The International Monetary Fund sent a shock through the financial markets today when it said that China would surpass the U.S. as the world's largest economy by 2016. But really, any investor that's been paying attention the last few years since the financial crisis hit the economy shouldn't consider this that big of a surprise. In addition to the U.S. government's inability to control spending and stalled financial sector, China's economy has been red hot for years now.
Though news of a country actually surpassing the U.S. is still a shock to most, especially one that was only one-third the size of the U.S. economy only a decade ago. But according to the IMF in its most recent forecast, China's economy will outgrow the U.S.'s gross domestic product as measured by purchasing power parity. In 2016, the U.S. will have a GDP of $18.5 trillion, equating to roughly 17.7 percent of global GDP. The U.S. currently has a GDP of $15 trillion, and makes up 20 percent of the world's economy.
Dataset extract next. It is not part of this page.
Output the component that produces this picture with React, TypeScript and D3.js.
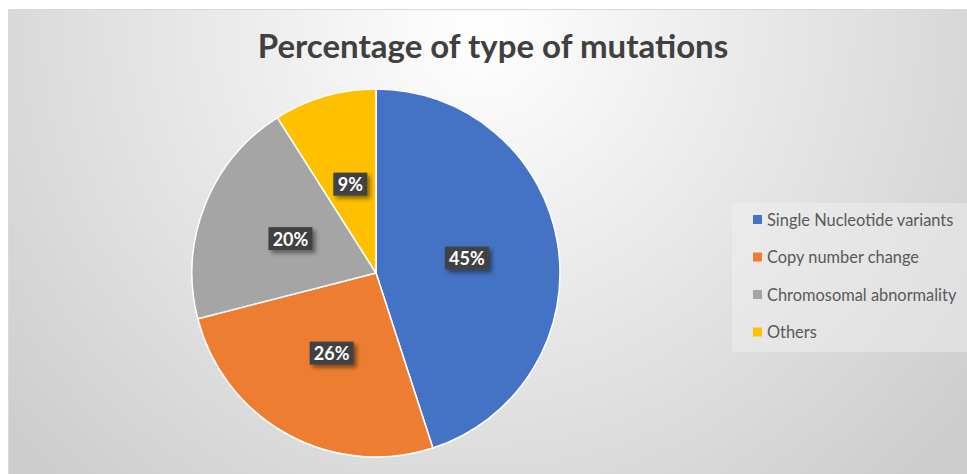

Hard to top, right? But apparently China, who's current GDP weighs in at 11.2 trillion (14 percent) will grow to an astounding $19 trillion in five years and make up 18 percent of the world's GDP.
Criticism of IMF Forecast
But the IMF figures are far from consensus and definitely not a foregone conclusion. Experts point to the GDP metric the organization uses and the lack of accounting for China's growing pains or economic disruptions. As hot as China's economy has been, maintaining a 9.7 annual GDP growth rate consistently is still a tall order. In addition, China is facing an infrastructure and real estate bubble that's been inflating the last few years.
One of the problems for China may be that it has been growing too fast for its own good. Inflation is becoming a legitimate concern, and the cultural and political shifts that come from transitioning into a super power can also cause a strain as well.
China on Top
To its credit, China is well-positioned to capitalize on current economic trends and the U.S.'s financial vulnerabilities going forward. In addition to a larger economy, China may even surpass the military might of Uncle Sam, a notion some probably deemed impossible. At this rate, with China continuing to devalue its currency against the U.S. despite the weakened dollar and fund its addiction to debt, its not hard to imagine the two trends coming to a head. China is ascending while the U.S. seems to be descending at an accelerated pace.
U.S. Stays Dominant
Five years is a relatively short period in economic time, and if the U.S. lawmakers cannot get their act together to turn the tide, Americans will be facing a new world in which China may, in fact, be the new global leader in economic and political influence. However, the U.S. is still currently considered the financial capital of the world and leverages innovative industries that could spark a new boom market. When, where and if that happens, however, is impossible to predict. On the bright side, even if the IMF is correct in five years, the GDP per capita for both countries would still suggest that the U.S. is still ahead of China. In that sense, the U.S. economy is still on top.